NEW YORK – One million New Yorkers cast their votes in the first five days of early voting, state election officials said Wednesday, but many of the votes were not without problems.
People across the state have been enduring wait times of up to several hours to cast their votes since early voting began on Saturday. About 8 percent of New York’s roughly 13 million registered voters have turned out during the four days, according to unofficial figures from the state Board of Elections.
The number of voters statewide has risen every day since Sunday, with nearly 323,000 people voting on Tuesday alone.
More than 500,000 of the 1 million votes during the first five days were cast in New York City, according to the board. It’s the first time New York has allowed early voting locations in a presidential election and long lines were anticipated from day one. Queues remain a problem Wednesday, as one person said someone he knew spent six hours waiting in line to vote.
Still, not all polling places were completely full. One woman said she was in and out within minutes at her Brooklyn location, surprising considering the district has had the most early voting so far. Similar situations were reported in all five boroughs, but waiting in lines for hours has been much more common for most of the city’s voters.
By borough, the smallest total of early votes is in Staten Island, but compared to registered voters, turnout is 14 percent so far.
Mayor Bill de Blasio continued his attack on the city’s Board of Elections, calling for changes to be made, a day after he voted after waiting in line for hours, along with his constituents.
“It was an extraordinarily frustrating experience to be there for hours. I shouldn’t have been there, forced to wait hours and hours for early voting,” he lamented. De Blasio has pushed for more polling machines and workers, two complaints that came a day after the BOE extended early voting hours on Friday, Saturday and Sunday to include an additional nine hours.
Just north of New York City, Westchester County has also extended its early voting hours, but only 60 minutes for each day remaining.
For voters who would prefer not to cast their vote in person, Tuesday was the last day to request an absentee ballot online, by email, by fax or by mail.

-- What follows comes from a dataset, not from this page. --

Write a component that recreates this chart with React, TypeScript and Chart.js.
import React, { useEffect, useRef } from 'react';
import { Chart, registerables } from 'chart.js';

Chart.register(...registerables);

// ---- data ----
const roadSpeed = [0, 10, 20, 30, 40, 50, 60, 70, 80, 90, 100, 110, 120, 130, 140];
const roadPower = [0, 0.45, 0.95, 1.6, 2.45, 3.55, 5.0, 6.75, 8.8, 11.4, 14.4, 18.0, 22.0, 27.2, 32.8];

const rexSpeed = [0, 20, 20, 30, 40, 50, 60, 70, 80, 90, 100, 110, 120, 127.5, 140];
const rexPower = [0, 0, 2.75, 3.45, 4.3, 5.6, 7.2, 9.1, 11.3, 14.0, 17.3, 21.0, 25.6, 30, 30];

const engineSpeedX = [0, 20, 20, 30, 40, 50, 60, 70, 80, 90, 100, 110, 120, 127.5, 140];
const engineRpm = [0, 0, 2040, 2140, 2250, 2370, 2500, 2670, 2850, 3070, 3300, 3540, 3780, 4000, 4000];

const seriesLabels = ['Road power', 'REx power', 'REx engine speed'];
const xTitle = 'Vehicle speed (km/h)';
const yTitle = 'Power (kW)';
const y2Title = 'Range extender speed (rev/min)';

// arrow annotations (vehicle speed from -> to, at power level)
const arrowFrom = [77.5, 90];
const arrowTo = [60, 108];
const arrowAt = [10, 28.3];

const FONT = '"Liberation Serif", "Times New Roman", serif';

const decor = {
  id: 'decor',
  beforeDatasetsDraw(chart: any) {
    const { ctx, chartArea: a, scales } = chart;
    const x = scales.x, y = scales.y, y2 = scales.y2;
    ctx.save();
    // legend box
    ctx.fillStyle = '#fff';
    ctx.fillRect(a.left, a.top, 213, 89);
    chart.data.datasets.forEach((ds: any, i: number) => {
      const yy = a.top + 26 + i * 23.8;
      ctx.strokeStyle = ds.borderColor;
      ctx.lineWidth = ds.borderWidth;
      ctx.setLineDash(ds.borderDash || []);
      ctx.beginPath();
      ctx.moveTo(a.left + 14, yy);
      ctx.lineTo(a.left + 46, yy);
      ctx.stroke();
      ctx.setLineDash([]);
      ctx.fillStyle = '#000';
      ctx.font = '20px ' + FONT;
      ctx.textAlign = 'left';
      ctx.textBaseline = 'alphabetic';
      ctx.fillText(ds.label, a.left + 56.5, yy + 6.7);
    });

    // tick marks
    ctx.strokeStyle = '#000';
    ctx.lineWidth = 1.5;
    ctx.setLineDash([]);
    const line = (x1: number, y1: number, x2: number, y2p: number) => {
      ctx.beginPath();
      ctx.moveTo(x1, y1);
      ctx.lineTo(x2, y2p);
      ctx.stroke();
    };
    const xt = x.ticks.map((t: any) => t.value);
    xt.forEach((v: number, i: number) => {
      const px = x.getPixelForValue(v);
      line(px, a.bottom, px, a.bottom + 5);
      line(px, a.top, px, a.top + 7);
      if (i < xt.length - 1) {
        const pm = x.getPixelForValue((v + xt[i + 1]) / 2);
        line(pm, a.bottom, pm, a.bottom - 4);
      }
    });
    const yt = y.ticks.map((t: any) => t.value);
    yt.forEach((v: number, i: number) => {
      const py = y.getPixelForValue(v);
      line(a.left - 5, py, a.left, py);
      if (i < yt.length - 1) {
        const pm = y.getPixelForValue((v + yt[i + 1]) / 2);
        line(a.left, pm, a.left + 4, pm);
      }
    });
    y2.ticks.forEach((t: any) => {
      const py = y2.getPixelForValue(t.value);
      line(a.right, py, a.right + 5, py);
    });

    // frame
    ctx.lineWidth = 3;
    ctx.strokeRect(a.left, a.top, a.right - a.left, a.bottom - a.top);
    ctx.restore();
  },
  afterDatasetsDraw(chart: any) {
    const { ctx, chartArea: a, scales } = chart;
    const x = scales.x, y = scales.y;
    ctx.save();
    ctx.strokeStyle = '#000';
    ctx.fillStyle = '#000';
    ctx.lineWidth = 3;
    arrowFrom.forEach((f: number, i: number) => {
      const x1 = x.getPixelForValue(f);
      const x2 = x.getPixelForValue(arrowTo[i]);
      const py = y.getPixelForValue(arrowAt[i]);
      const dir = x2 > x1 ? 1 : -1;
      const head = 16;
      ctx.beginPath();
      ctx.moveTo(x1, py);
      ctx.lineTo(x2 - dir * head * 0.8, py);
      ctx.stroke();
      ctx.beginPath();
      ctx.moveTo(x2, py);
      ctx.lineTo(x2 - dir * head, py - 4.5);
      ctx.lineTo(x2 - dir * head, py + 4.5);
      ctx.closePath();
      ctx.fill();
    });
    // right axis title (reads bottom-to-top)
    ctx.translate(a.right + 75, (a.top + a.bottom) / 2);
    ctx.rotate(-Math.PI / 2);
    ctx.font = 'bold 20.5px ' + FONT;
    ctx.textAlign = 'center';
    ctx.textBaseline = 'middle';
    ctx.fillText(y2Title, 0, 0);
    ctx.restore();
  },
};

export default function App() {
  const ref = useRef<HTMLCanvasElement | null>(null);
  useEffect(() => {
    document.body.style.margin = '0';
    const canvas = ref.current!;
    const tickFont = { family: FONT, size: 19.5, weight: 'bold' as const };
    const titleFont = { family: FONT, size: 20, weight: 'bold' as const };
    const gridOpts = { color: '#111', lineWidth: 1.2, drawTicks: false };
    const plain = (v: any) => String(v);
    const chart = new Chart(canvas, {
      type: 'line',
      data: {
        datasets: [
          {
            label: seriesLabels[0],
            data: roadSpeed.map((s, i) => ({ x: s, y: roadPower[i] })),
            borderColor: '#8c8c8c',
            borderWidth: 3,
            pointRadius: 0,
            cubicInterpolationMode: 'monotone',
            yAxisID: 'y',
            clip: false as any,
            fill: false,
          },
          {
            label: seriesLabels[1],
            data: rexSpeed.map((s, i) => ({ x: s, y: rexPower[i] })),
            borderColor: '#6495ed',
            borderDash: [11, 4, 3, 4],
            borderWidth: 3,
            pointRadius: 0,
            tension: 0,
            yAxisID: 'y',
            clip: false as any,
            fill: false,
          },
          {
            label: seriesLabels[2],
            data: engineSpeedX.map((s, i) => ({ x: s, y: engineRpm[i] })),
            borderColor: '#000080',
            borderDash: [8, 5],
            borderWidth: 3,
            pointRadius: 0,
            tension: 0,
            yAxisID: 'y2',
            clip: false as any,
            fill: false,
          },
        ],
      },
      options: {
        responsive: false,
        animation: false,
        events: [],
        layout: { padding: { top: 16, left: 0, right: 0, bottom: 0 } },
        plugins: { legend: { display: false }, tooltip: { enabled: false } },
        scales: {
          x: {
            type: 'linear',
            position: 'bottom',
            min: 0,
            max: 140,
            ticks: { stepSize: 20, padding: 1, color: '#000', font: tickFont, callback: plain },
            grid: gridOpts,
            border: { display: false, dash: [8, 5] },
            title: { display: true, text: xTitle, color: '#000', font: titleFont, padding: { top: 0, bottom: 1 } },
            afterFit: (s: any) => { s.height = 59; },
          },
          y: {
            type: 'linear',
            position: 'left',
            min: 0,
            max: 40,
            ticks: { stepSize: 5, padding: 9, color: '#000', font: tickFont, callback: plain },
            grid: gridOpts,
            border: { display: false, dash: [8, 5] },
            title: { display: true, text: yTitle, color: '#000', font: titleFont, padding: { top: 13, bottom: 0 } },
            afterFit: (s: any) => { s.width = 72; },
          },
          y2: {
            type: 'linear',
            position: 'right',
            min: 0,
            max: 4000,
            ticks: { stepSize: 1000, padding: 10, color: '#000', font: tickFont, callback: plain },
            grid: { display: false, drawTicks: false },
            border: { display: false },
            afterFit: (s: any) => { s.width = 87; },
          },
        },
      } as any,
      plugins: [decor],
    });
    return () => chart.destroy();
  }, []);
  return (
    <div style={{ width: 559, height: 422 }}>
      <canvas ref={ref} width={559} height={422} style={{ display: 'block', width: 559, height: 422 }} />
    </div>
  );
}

New York is the largest state of more than two dozen states, including Pennsylvania, Illinois and Ohio, where voters can request an absentee ballot up to seven days before the election.
Reports of long waits at early voting sites have led to criticism that there are too few polling places. There are 280 early voting sites across the state, including 88 in New York City.
In 35 counties, there is only one early voting site.
Ulster County Executive Pat Ryan said his county has already surpassed all early votes cast in 2019 and asked his county board of elections to extend hours and add additional polling places.
“With five more days of early voting remaining, we must strengthen our efforts and do everything we can to ensure that all of our residents can vote safely and quickly,” he said.
Nassau County Executive Laura Curran has also asked the board of elections to extend its hours for the remainder of the early voting period Wednesday afternoon, saying the county “must ensure that all voters can exercise their right to vote safely and conveniently.. “
Similarly, in Rockland County, an expansion of early voting hours is being considered, but its Democratic election commissioner and Republican election commissioner are at odds, LoHud.com reported.
Early voting continues through Sunday. Election day is next Tuesday, November 3.